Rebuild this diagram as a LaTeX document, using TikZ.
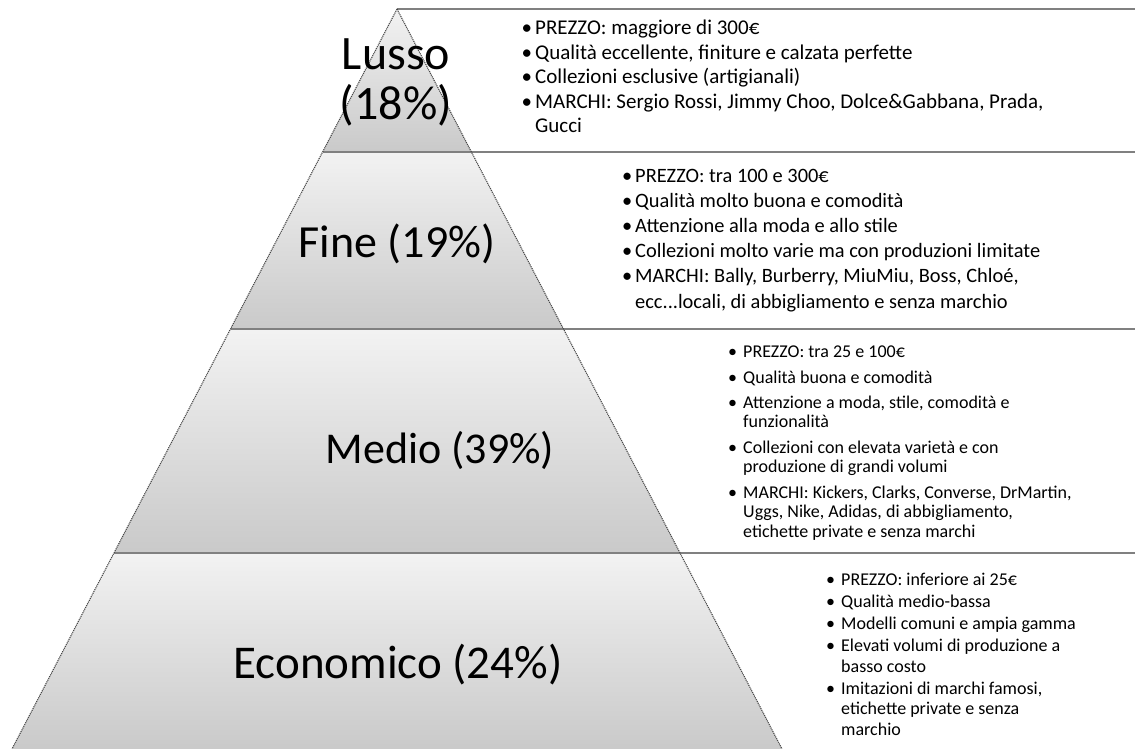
\documentclass[tikz,border=0pt]{standalone}
\usepackage{fontspec}
\setmainfont{Carlito}
\begin{document}
\begin{tikzpicture}[x=1pt,y=-1pt,
  band/.style={top color=black!5, bottom color=black!21, draw=none},
  sep/.style={draw=black!50, line width=1.6pt},
  rim/.style={draw=black!72, line width=1.1pt, dash pattern=on 1.1pt off 0.9pt},
  tier/.style={font=\fontsize{46}{50}\selectfont, inner sep=0pt, anchor=base},
  bignotes/.style={font=\fontsize{20}{24.8}\selectfont, inner sep=0pt, anchor=base west, align=left},
  smallnotes/.style={font=\fontsize{18}{19.5}\selectfont, inner sep=0pt, anchor=base west, align=left},
]
\newcommand\pa{\llap{\textbullet\hspace{3pt}}}
\newcommand\pb{\llap{\textbullet\hspace{6pt}}}
\useasboundingbox (0,0) rectangle (1135,749);

% pyramid corners and band boundaries
\coordinate (apex) at (397,9);
\coordinate (l1) at (322.6,152);  \coordinate (r1) at (471.4,152);
\coordinate (l2) at (230.5,329);  \coordinate (r2) at (563.5,329);
\coordinate (l3) at (114,553);    \coordinate (r3) at (680,553);
\coordinate (l4) at (12,749);     \coordinate (r4) at (782,749);

% shaded tiers
\shade[band] (apex) -- (r1) -- (l1) -- cycle;
\shade[band] (l1) -- (r1) -- (r2) -- (l2) -- cycle;
\shade[band] (l2) -- (r2) -- (r3) -- (l3) -- cycle;
\shade[band] (l3) -- (r3) -- (r4) -- (l4) -- cycle;

% separators running out to the right margin
\coordinate (e0) at (1135,9);
\coordinate (e1) at (1135,152);
\coordinate (e2) at (1135,329);
\coordinate (e3) at (1135,553);
\draw[sep] (apex) -- (e0);
\draw[sep] (l1) -- (e1);
\draw[sep] (l2) -- (e2);
\draw[sep] (l3) -- (e3);

% pyramid sides
\draw[rim] (apex) -- (l4);
\draw[rim] (apex) -- (r4);

% tier labels (multi-line nodes sit on the baseline of their last line)
\node[tier, align=center, font=\fontsize{48}{50}\selectfont] (lusso) at (396,120) {Lusso\\(18\%)};
\node[tier] (fine) at (397,257) {Fine (19\%)};
\node[tier, font=\fontsize{44}{48}\selectfont] (medio) at (440,463) {Medio (39\%)};
\node[tier, font=\fontsize{47}{50}\selectfont] (economico) at (398,678) {Economico (24\%)};

% descriptions
\node[bignotes, font=\fontsize{21}{24.5}\selectfont] (nlusso) at (535,133) {%
\pa PREZZO: maggiore di 300€\\
\pa Qualità eccellente, finiture e calzata perfette\\
\pa Collezioni esclusive (artigianali)\\
\pa MARCHI: Sergio Rossi, Jimmy Choo, Dolce\&Gabbana, Prada,\\
Gucci};

\node[bignotes, font=\fontsize{20.4}{25.2}\selectfont] (nfine) at (635,308) {%
\pa PREZZO: tra 100 e 300€\\
\pa Qualità molto buona e comodità\\
\pa Attenzione alla moda e allo stile\\
\pa Collezioni molto varie ma con produzioni limitate\\
\pa MARCHI: Bally, Burberry, MiuMiu, Boss, Chloé,\\
ecc...locali, di abbigliamento e senza marchio};

\node[smallnotes] (nmedio) at (743,537) {%
\pb PREZZO: tra 25 e 100€\\[5.8pt]
\pb Qualità buona e comodità\\[5.8pt]
\pb Attenzione a moda, stile, comodità e\\
funzionalità\\[5.8pt]
\pb Collezioni con elevata varietà e con\\
produzione di grandi volumi\\[5.8pt]
\pb MARCHI: Kickers, Clarks, Converse, DrMartin,\\
Uggs, Nike, Adidas, di abbigliamento,\\
etichette private e senza marchi};

\node[smallnotes, font=\fontsize{18}{20.5}\selectfont] (neconomico) at (841,735) {%
\pb PREZZO: inferiore ai 25€\\[1.5pt]
\pb Qualità medio-bassa\\[1.5pt]
\pb Modelli comuni e ampia gamma\\[1.5pt]
\pb Elevati volumi di produzione a\\
basso costo\\[1.5pt]
\pb Imitazioni di marchi famosi,\\
etichette private e senza\\
marchio};
\end{tikzpicture}
\end{document}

REQUIREMENTS => Write the material out again exactly as it appears, dropping the pictures.

THE SOLUTION =>
Rebuild this diagram as a LaTeX document, using TikZ.
\documentclass[tikz,border=0pt]{standalone}
\usepackage{fontspec}
\setmainfont{Carlito}
\begin{document}
\begin{tikzpicture}[x=1pt,y=-1pt,
  band/.style={top color=black!5, bottom color=black!21, draw=none},
  sep/.style={draw=black!50, line width=1.6pt},
  rim/.style={draw=black!72, line width=1.1pt, dash pattern=on 1.1pt off 0.9pt},
  tier/.style={font=\fontsize{46}{50}\selectfont, inner sep=0pt, anchor=base},
  bignotes/.style={font=\fontsize{20}{24.8}\selectfont, inner sep=0pt, anchor=base west, align=left},
  smallnotes/.style={font=\fontsize{18}{19.5}\selectfont, inner sep=0pt, anchor=base west, align=left},
]
\newcommand\pa{\llap{\textbullet\hspace{3pt}}}
\newcommand\pb{\llap{\textbullet\hspace{6pt}}}
\useasboundingbox (0,0) rectangle (1135,749);

% pyramid corners and band boundaries
\coordinate (apex) at (397,9);
\coordinate (l1) at (322.6,152);  \coordinate (r1) at (471.4,152);
\coordinate (l2) at (230.5,329);  \coordinate (r2) at (563.5,329);
\coordinate (l3) at (114,553);    \coordinate (r3) at (680,553);
\coordinate (l4) at (12,749);     \coordinate (r4) at (782,749);

% shaded tiers
\shade[band] (apex) -- (r1) -- (l1) -- cycle;
\shade[band] (l1) -- (r1) -- (r2) -- (l2) -- cycle;
\shade[band] (l2) -- (r2) -- (r3) -- (l3) -- cycle;
\shade[band] (l3) -- (r3) -- (r4) -- (l4) -- cycle;

% separators running out to the right margin
\coordinate (e0) at (1135,9);
\coordinate (e1) at (1135,152);
\coordinate (e2) at (1135,329);
\coordinate (e3) at (1135,553);
\draw[sep] (apex) -- (e0);
\draw[sep] (l1) -- (e1);
\draw[sep] (l2) -- (e2);
\draw[sep] (l3) -- (e3);

% pyramid sides
\draw[rim] (apex) -- (l4);
\draw[rim] (apex) -- (r4);

% tier labels (multi-line nodes sit on the baseline of their last line)
\node[tier, align=center, font=\fontsize{48}{50}\selectfont] (lusso) at (396,120) {Lusso\\(18\%)};
\node[tier] (fine) at (397,257) {Fine (19\%)};
\node[tier, font=\fontsize{44}{48}\selectfont] (medio) at (440,463) {Medio (39\%)};
\node[tier, font=\fontsize{47}{50}\selectfont] (economico) at (398,678) {Economico (24\%)};

% descriptions
\node[bignotes, font=\fontsize{21}{24.5}\selectfont] (nlusso) at (535,133) {%
\pa PREZZO: maggiore di 300€\\
\pa Qualità eccellente, finiture e calzata perfette\\
\pa Collezioni esclusive (artigianali)\\
\pa MARCHI: Sergio Rossi, Jimmy Choo, Dolce\&Gabbana, Prada,\\
Gucci};

\node[bignotes, font=\fontsize{20.4}{25.2}\selectfont] (nfine) at (635,308) {%
\pa PREZZO: tra 100 e 300€\\
\pa Qualità molto buona e comodità\\
\pa Attenzione alla moda e allo stile\\
\pa Collezioni molto varie ma con produzioni limitate\\
\pa MARCHI: Bally, Burberry, MiuMiu, Boss, Chloé,\\
ecc...locali, di abbigliamento e senza marchio};

\node[smallnotes] (nmedio) at (743,537) {%
\pb PREZZO: tra 25 e 100€\\[5.8pt]
\pb Qualità buona e comodità\\[5.8pt]
\pb Attenzione a moda, stile, comodità e\\
funzionalità\\[5.8pt]
\pb Collezioni con elevata varietà e con\\
produzione di grandi volumi\\[5.8pt]
\pb MARCHI: Kickers, Clarks, Converse, DrMartin,\\
Uggs, Nike, Adidas, di abbigliamento,\\
etichette private e senza marchi};

\node[smallnotes, font=\fontsize{18}{20.5}\selectfont] (neconomico) at (841,735) {%
\pb PREZZO: inferiore ai 25€\\[1.5pt]
\pb Qualità medio-bassa\\[1.5pt]
\pb Modelli comuni e ampia gamma\\[1.5pt]
\pb Elevati volumi di produzione a\\
basso costo\\[1.5pt]
\pb Imitazioni di marchi famosi,\\
etichette private e senza\\
marchio};
\end{tikzpicture}
\end{document}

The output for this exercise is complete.